The engineering of DNA for the long-term storage of digital information

Abstract

The long term preservation of the vast amounts of information our modern world creates is an emerging problem. As (bio)chemical engineers we see DNA as a possibility of preserving large amounts of information: about 750 megabytes of genetic information are stored in every cell of our body and theoretically one gram of DNA could store > 300'000 terabytes of information.[1] Furthermore, it is known from archeology studies that if well preserved, DNA can endure for several hundred thousand years.[2]

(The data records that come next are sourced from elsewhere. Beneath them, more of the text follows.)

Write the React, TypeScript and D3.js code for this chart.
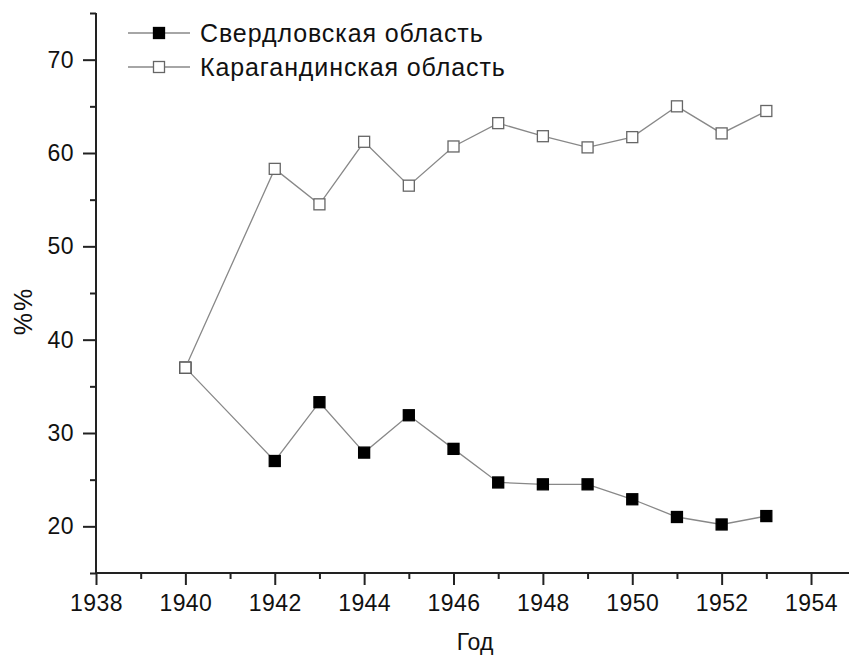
import React, { useEffect, useRef } from "react";
import * as d3 from "d3";

// years and shares
const years = [1940, 1942, 1943, 1944, 1945, 1946, 1947, 1948, 1949, 1950, 1951, 1952, 1953];
const sverdlovsk = [37.0, 27.0, 33.3, 27.9, 31.9, 28.3, 24.7, 24.5, 24.5, 22.9, 21.0, 20.2, 21.1];
const karaganda = [37.0, 58.3, 54.5, 61.2, 56.5, 60.7, 63.2, 61.8, 60.6, 61.7, 65.0, 62.1, 64.5];
const xTicks = [1938, 1940, 1942, 1944, 1946, 1948, 1950, 1952, 1954];
const yTicks = [20, 30, 40, 50, 60, 70];
const seriesNames = ["Свердловская область", "Карагандинская область"];

const W = 849;
const H = 657;
const FONT = "'Liberation Sans', Arial, sans-serif";

export default function App() {
  const ref = useRef<SVGSVGElement>(null);

  useEffect(() => {
    const svg = d3.select(ref.current);
    svg.selectAll("*").remove();

    const x = d3.scaleLinear().domain([1938, 1954.85]).range([96, 849]);
    const y = d3.scaleLinear().domain([15, 75]).range([573, 13]);

    // axes
    const xAxis = d3
      .axisBottom(x)
      .tickValues(d3.range(1938, 1955, 1))
      .tickSize(12)
      .tickFormat((d: any) => (xTicks.includes(+d) ? String(d) : ""));
    const gx = svg.append("g").attr("transform", `translate(0,${y(15)})`).call(xAxis);
    gx.select(".domain").attr("stroke", "#222").attr("stroke-width", 2).attr("d", `M${x(1938)},0H${W}`);
    gx.selectAll(".tick line")
      .attr("stroke", "#222")
      .attr("stroke-width", 2)
      .attr("y2", (d: any) => (xTicks.includes(+d) ? 12 : 6));
    gx.selectAll(".tick text")
      .attr("y", 22)
      .attr("dy", "0.71em")
      .attr("fill", "#111")
      .style("font-family", FONT)
      .style("font-size", "23px")
      .style("letter-spacing", "0.4px");

    const yAxis = d3
      .axisLeft(y)
      .tickValues(d3.range(15, 76, 5))
      .tickSize(13)
      .tickFormat((d: any) => (yTicks.includes(+d) ? String(d) : ""));
    const gy = svg.append("g").attr("transform", `translate(${x(1938)},0)`).call(yAxis);
    gy.select(".domain").attr("stroke", "#222").attr("stroke-width", 2).attr("d", `M0,${y(15)}V${y(75)}`);
    gy.selectAll(".tick line")
      .attr("stroke", "#222")
      .attr("stroke-width", 2)
      .attr("x2", (d: any) => (yTicks.includes(+d) ? -13 : -6));
    gy.selectAll(".tick text")
      .attr("x", -22)
      .attr("fill", "#111")
      .style("font-family", FONT)
      .style("font-size", "23px")
      .style("letter-spacing", "0.4px");

    // axis titles
    svg
      .append("text")
      .attr("x", 475)
      .attr("y", 650)
      .attr("text-anchor", "middle")
      .attr("fill", "#111")
      .style("font-family", FONT)
      .style("font-size", "23px")
      .text("Год");
    svg
      .append("text")
      .attr("transform", `translate(32,311) rotate(-90)`)
      .attr("text-anchor", "middle")
      .attr("fill", "#111")
      .style("font-family", FONT)
      .style("font-size", "25px")
      .style("letter-spacing", "2px")
      .text("%%");

    // series
    const line = d3
      .line<any>()
      .x((d) => x(d[0]))
      .y((d) => y(d[1]));

    const series = [
      { name: seriesNames[0], values: sverdlovsk, fill: "#000", stroke: "#000" },
      { name: seriesNames[1], values: karaganda, fill: "#fff", stroke: "#666" },
    ];

    series.forEach((s, i) => {
      const pts = years.map((yr, j) => [yr, s.values[j]]);
      svg
        .append("path")
        .datum(pts)
        .attr("d", line)
        .attr("fill", "none")
        .attr("stroke", "#888")
        .attr("stroke-width", 1.3);
      svg
        .selectAll(null)
        .data(pts)
        .enter()
        .append("rect")
        .attr("x", (d: any) => x(d[0]) - 5.5)
        .attr("y", (d: any) => y(d[1]) - 5.5)
        .attr("width", 11)
        .attr("height", 11)
        .attr("fill", s.fill)
        .attr("stroke", s.stroke)
        .attr("stroke-width", 1.3);

      // legend
      const ly = 33 + i * 34;
      const lg = svg.append("g");
      lg.append("line")
        .attr("x1", 128)
        .attr("x2", 190)
        .attr("y1", ly)
        .attr("y2", ly)
        .attr("stroke", "#888")
        .attr("stroke-width", 1.3);
      lg.append("rect")
        .attr("x", 159 - 5.5)
        .attr("y", ly - 5.5)
        .attr("width", 11)
        .attr("height", 11)
        .attr("fill", s.fill)
        .attr("stroke", s.stroke)
        .attr("stroke-width", 1.3);
      lg.append("text")
        .attr("x", 200)
        .attr("y", ly)
        .attr("dy", "0.35em")
        .attr("fill", "#111")
        .style("font-family", FONT)
        .style("font-size", "25px")
        .style("letter-spacing", "0.9px")
        .text(s.name);
    });
  }, []);

  return (
    <svg
      ref={ref}
      width={W}
      height={H}
      style={{ position: "absolute", left: 0, top: 0, background: "#fff" }}
    />
  );
}
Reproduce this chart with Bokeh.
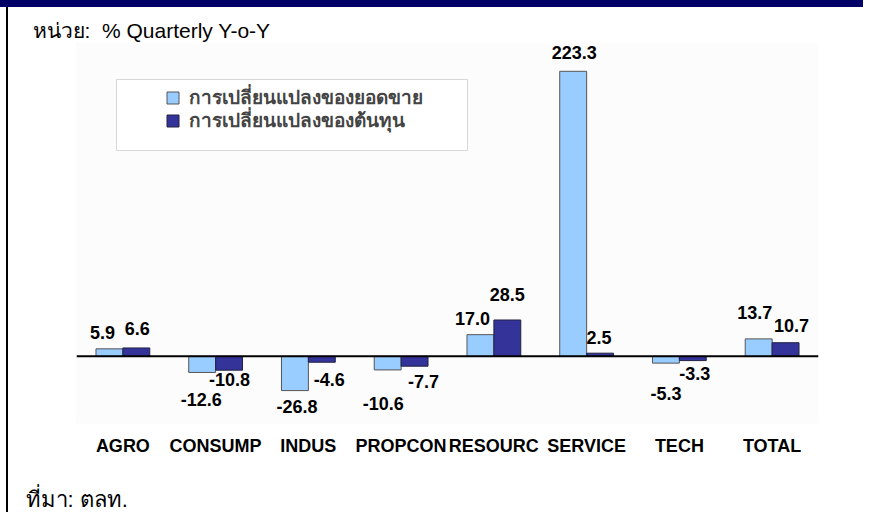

Within this presentation we will show how we can use modern chemical and information engineering tools for the safeguarding of actual digital information in the form of DNA. For this we have combined the information theory concept of forward error correction with the chemical tool of DNA encapsulation.[3,4] In a first experimental validation of the idea 83kB of digital information were encoded by a Reed-Solomon error correction code and translated to DNA sequences (4991 sequences each 117bp long). The DNA sequences were synthesized by a microarray technology and encapsulated into a silica matrix. This encapsulation resulted in very low DNA degradation rates, which were measured by accelerated aging experiments in various atmospheres. Following a simulated 2'000 year room temperature storage of the DNA the digital information could be recovered without error by the aid of the error correction capabilities introduced during the coding. Aside of giving an insight into the state of the art of information preservation in DNA we will also discuss future challenges and needs of digital data preservation in the form of chemical information.

[1] Church et al. Science 2012, 337, 6102.
[2] Meyer et al. Nature 2014, 505, 403.
[3] Paunescu et al. Nat. Protoc. 2013, 8, 2440.
[4] Grass et al. Angew. Chem. Int. Ed. 2015, 54, 2552.